Having spent his high-school and university years in Vienna, Ludwig von Mises grew into this new world — which had only little in common with the Jewish traditions of Galicia — quite naturally. But what had already begun to characterize Mises was, as Friedrich August von Hayek wrote in his preface to Mises's Memoirs, that he nevertheless did not fit into the Vienna of his time. The very fact that he was a Jew and not a socialist, said Hayek, seemed strange to many at the time. Mises was anything but fashionable; on the contrary: he was principled, straightforward, uncompromising, and almost stubborn in his views.
His nonconformity thwarted his having a conventional career in the system. But this offered him the advantage of being able to create a free space, his own sphere of activity in which he could let his scientific and pedagogical talents run wild. In addition to his work at the Vienna Chamber of Commerce, he was, as a lecturer, able to train a number of students and familiarize them with the teachings of the Austrian School. His writings revealed him to be one of the sharpest analysts of his time — who stood up to the up-and-coming, corrupting ideologies of communism and socialism like no other. In the winter of 1918–1919 he managed to convince the leading Austrian Marxist, Otto Bauer, to keep his distance from a Bolshevik experiment in Austria. Mises was the "economist of the land," as he later described himself in his memoirs. And it is to Mises's credit that the Austrian School, already forgotten in Vienna, gained new recognition in the United States.

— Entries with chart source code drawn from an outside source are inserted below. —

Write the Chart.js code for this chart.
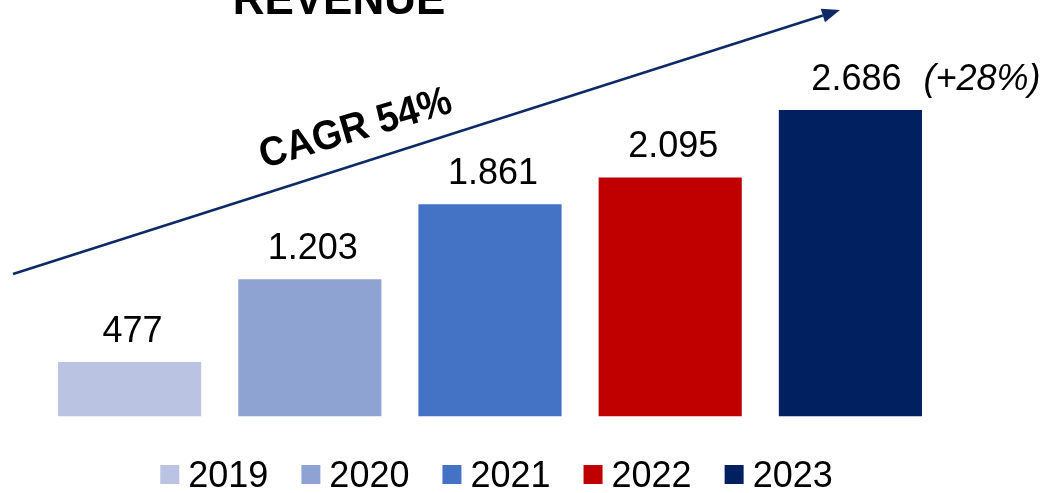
<!DOCTYPE html>
<html>
<head>
<meta charset="utf-8">
<script src="https://cdn.jsdelivr.net/npm/chart.js@4"></script>
<style>
  html, body { margin: 0; padding: 0; background: #fff; }
  #wrap { width: 1051px; height: 493px; position: relative; }
</style>
</head>
<body>
<div id="wrap"><canvas id="c"></canvas></div>
<script>
const categories = ['2019', '2020', '2021', '2022', '2023'];
const revenue = [477, 1203, 1861, 2095, 2686];
const valueLabels = ['477', '1.203', '1.861', '2.095', '2.686'];
const growthNote = '(+28%)';
const barColors = ['#BAC4E2', '#8FA3D3', '#4472C4', '#C00000', '#002060'];
const chartTitle = 'REVENUE';
const cagrLabel = 'CAGR 54%';

const FONT = '"Liberation Sans", Arial, Helvetica, sans-serif';

const overlay = {
  id: 'overlay',
  afterDatasetsDraw(chart) {
    const ctx = chart.ctx;
    const meta = chart.getDatasetMeta(0);
    ctx.save();
    ctx.fillStyle = '#000';
    ctx.textBaseline = 'alphabetic';
    // value labels
    meta.data.forEach((el, i) => {
      ctx.textAlign = 'center';
      ctx.font = '36px ' + FONT;
      const x = el.x + 3 + (i === meta.data.length - 1 ? 3 : 0);
      const y = el.y - 20;
      ctx.fillText(valueLabels[i], x, y);
      if (i === meta.data.length - 1) {
        const w = ctx.measureText(valueLabels[i]).width;
        ctx.textAlign = 'left';
        ctx.font = 'italic 36px ' + FONT;
        ctx.fillText(growthNote, x + w / 2 + 22, y);
      }
    });
    // title (cut off at top)
    ctx.textAlign = 'center';
    ctx.font = 'bold 44px ' + FONT;
    ctx.fillText(chartTitle, 339, 14);
    // CAGR arrow
    const x0 = 13, y0 = 274, x1 = 840, y1 = 10;
    const ang = Math.atan2(y1 - y0, x1 - x0);
    const headLen = 18, headW = 7;
    ctx.strokeStyle = '#0E2A66';
    ctx.fillStyle = '#0E2A66';
    ctx.lineWidth = 2.5;
    ctx.beginPath();
    ctx.moveTo(x0, y0);
    ctx.lineTo(x1 - headLen * Math.cos(ang), y1 - headLen * Math.sin(ang));
    ctx.stroke();
    ctx.beginPath();
    ctx.moveTo(x1, y1);
    const bx = x1 - headLen * Math.cos(ang), by = y1 - headLen * Math.sin(ang);
    ctx.lineTo(bx + headW * Math.sin(ang), by - headW * Math.cos(ang));
    ctx.lineTo(bx - headW * Math.sin(ang), by + headW * Math.cos(ang));
    ctx.closePath();
    ctx.fill();
    // CAGR label
    ctx.save();
    ctx.translate(359, 140);
    ctx.rotate(-16.5 * Math.PI / 180);
    ctx.scale(1, 1.08);
    ctx.fillStyle = '#000';
    ctx.textAlign = 'center';
    ctx.font = 'bold 38px ' + FONT;
    ctx.fillText(cagrLabel, 0, 0);
    ctx.restore();
    // legend
    ctx.font = '36px ' + FONT;
    ctx.textAlign = 'left';
    const box = 19, gapText = 9, gapItem = 33;
    const widths = categories.map(c => box + gapText + ctx.measureText(c).width);
    const total = widths.reduce((a, b) => a + b, 0) + gapItem * (categories.length - 1);
    let lx = 496.5 - total / 2;
    categories.forEach((c, i) => {
      ctx.fillStyle = barColors[i];
      ctx.fillRect(lx, 465, box, box);
      ctx.fillStyle = '#000';
      ctx.fillText(c, lx + box + gapText, 487);
      lx += widths[i] + gapItem;
    });
    ctx.restore();
  }
};

new Chart(document.getElementById('c'), {
  type: 'bar',
  data: {
    labels: categories,
    datasets: [{
      data: revenue,
      backgroundColor: barColors,
      borderWidth: 0,
      barPercentage: 143 / 180,
      categoryPercentage: 1
    }]
  },
  options: {
    responsive: true,
    maintainAspectRatio: false,
    animation: false,
    layout: { padding: { left: 39.5, right: 110.5, top: 74.2, bottom: 76.5 } },
    scales: {
      x: { display: false },
      y: { display: false, min: 0, max: 3000 }
    },
    plugins: {
      legend: { display: false },
      title: { display: false },
      tooltip: { enabled: false }
    }
  },
  plugins: [overlay]
});
</script>
</body>
</html>
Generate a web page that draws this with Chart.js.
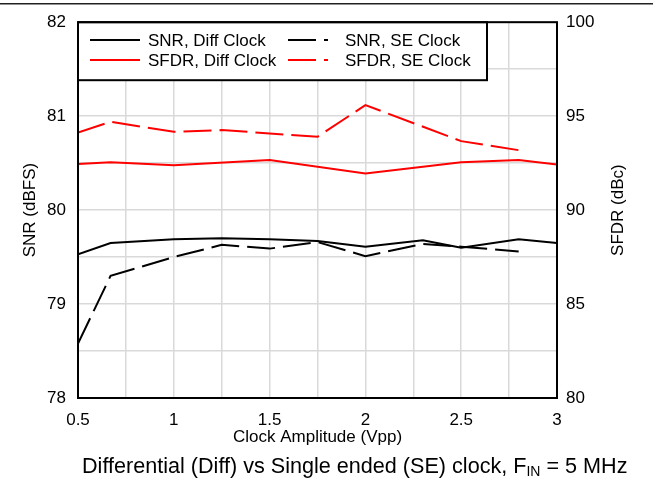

The liberal constitution of 1867 afforded members of minority groups hitherto unimagined possibilities for economic and social advancement. Around the turn of the century, Jews in the inner city amounted to more than 20 percent of the population; in all of Vienna, their proportion was 12 percent. More than 50 percent of all lawyers, doctors, and journalists in Vienna were of Jewish descent, as were a quarter to half of all university professors, writers, and artists. The leading liberal and socialist newspapers were owned by Jews or published by Jews. But the more these Jews adapted to the German culture in their fields of expertise as they rose through the ranks, the more they were suspected of being carriers of a decadent modernity, troublemakers in general, and enemies of Christianity.
Mises blamed envy and resentment for the burgeoning anti-Semitism. He expressed this clearly in Omnipotent Government:
Many decades of intensive anti-Semitic propaganda did not succeed in preventing German "Aryans" from buying in shops owned by Jews, from consulting Jewish doctors and lawyers, and from reading books by Jewish authors. They did not patronize the Jews unawares — "Aryan" competitors were careful to tell them again and again that these people were Jews. Whoever wanted to get rid of his Jewish competitors could not rely on an alleged hatred of Jews; he was under the necessity of asking for legal discrimination against them. Such discrimination is not the result of nationalism or of racism. It is basically — like nationalism — a result of interventionism and the policy of favoring the less efficient producer to the disadvantage of the consumer. (p. 184)
Indeed, as Viennese composer Johann Strauss II is reputed to have said, citizens of Vienna had two faces. And according to poet Franz Grillparzer, Vienna was beautiful — but also dangerous. A sword of Damocles seemed to hang over the city: "[Vienna was like] a monster, warped and distorted, geared toward glamour but hopelessly verhatscht [tired or worn out]," wrote Karl Kraus in The Torch (No. 50, 1907, p. 5). The dramatic irony and latent danger that distinguish Vienna to this day are also found in a song by Helmut Qualtinger and André Heller, in which Vienna is compared to a Taschenfeitel, a small but sharp folding knife. With the takeover of Vienna by the Nazis, Jews began to suffer the consequences of the Taschenfeitel in a real way.
After experiencing humiliation and expropriation, whoever could not leave the country in a timely way was carried off and eventually killed. Along with his wife, Margit, Mises was able to fight his way through from Geneva to New York just in time.
He would never go back to Vienna. In 1947 he wrote to his friend and colleague Carl Brockhausen: "I do not long to face the mob that applauded the slaughter of distinguished men."
After the Second World War, there was hardly any serious interest in encouraging Mises and other representatives of the Austrian School to return to Vienna. Displaced or migrated "Austrians" were largely buried in scientific enterprise, and were rarely mentioned in lectures concerning political and economic ideas. But this situation seems to have improved a little. There are now a number of people in this city who have begun to recognize and appreciate Ludwig von Mises as one of freedom's leading thinkers — even if perhaps they are not many more in number than they were during Mises's own lifetime.